El rey Midas de la corrupción ha convertido en dinero mal habido todo proyecto público o industria en donde se le permite ingresar. Y luego viene el penoso trabajo de volver legales las fortunas ilegales, para lo cual existen muchas firmas de contabilidad, ejércitos de abogados y bancos en paraísos fiscales que le dan paz y santidad a lo que tiene un origen espurio y profano. La vergüenza siempre desaparece y el dinero queda. Para muchos, solo el primer millón es sospechoso, pues pronto don dinero se encarga de darles a los siguientes el espacio y la dignidad propios de un gentil caballero o de una honorable dama.
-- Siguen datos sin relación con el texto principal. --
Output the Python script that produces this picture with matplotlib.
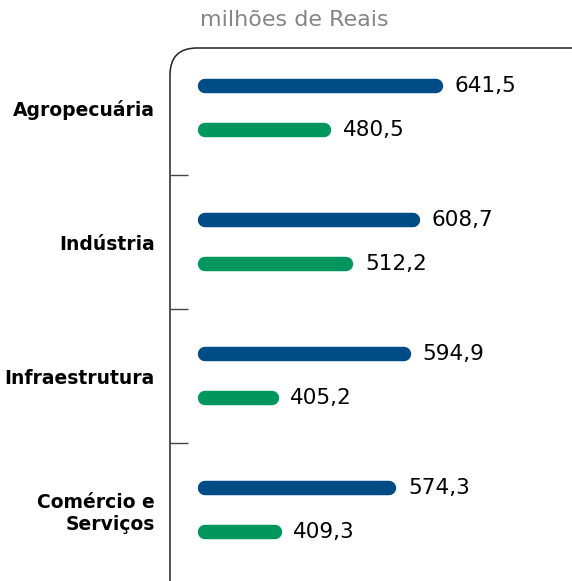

Por tres décadas, desde el retorno de la democracia en la mayor parte de América Latina, la ciudadanía y los medios independientes nos acostumbramos a escuchar sobre la mezcla entre negocios y política, entre asuntos públicos y privados, y sobre diversas formas de enriquecimiento ilícito. Y aceptamos que el mundo era así y que no podíamos hacer nada contra ello.
Pero finalmente el continente ha despertado de su largo letargo y de su vergonzosa complacencia con el abuso de poder y las fortunas mal habidas. Algunas Fiscalías han comprendido su enorme responsabilidad pública y se han dado cuenta de que tanta tolerancia frente a la corrupción está destruyendo la credibilidad en las instituciones democráticas y la confianza en el Estado de derecho.
El fantasma de la lucha contra la corrupción promete seguir asustando a los poderosos del continente durante los próximos años. Los ciudadanos y los medios independientes deben insistir en que las Fiscalías y los jueces limpien el sistema político y los negocios privados de aquellas redes y de aquellos individuos que constantemente buscan conseguir dinero mal habido. No necesitamos vivir en una pulcra tacita de plata ni en un austero convento, pero la actual pocilga es el extremo más burdo de un sistema que alguna vez prometió darnos democracia y dignidad a todos los ciudadanos y a todas las ciudadanas.
Ningún país de América Latina está solo en su lucha contra la corrupción. Es una lucha trascendente y continental. Pero es importante que forjemos espacios de coordinación y solidaridad entre las diversas expresiones de organización ciudadana usando las redes sociales y los medios independientes. Debemos establecer los lazos comunicantes que articulen esa voz común a favor de la justicia y contra la impunidad y la corrupción.
Todos esos signos son marcadores de un cambio de época. Somos los protagonistas de un nuevo amanecer para la democracia latinoamericana de cara al siglo XXI. Debemos levantar nuestra voz y nuestras banderas con legítimo orgullo, optimismo y esperanza. Como dice la canción de Calle 13: «Vamos caminando. / Aquí se respira lucha».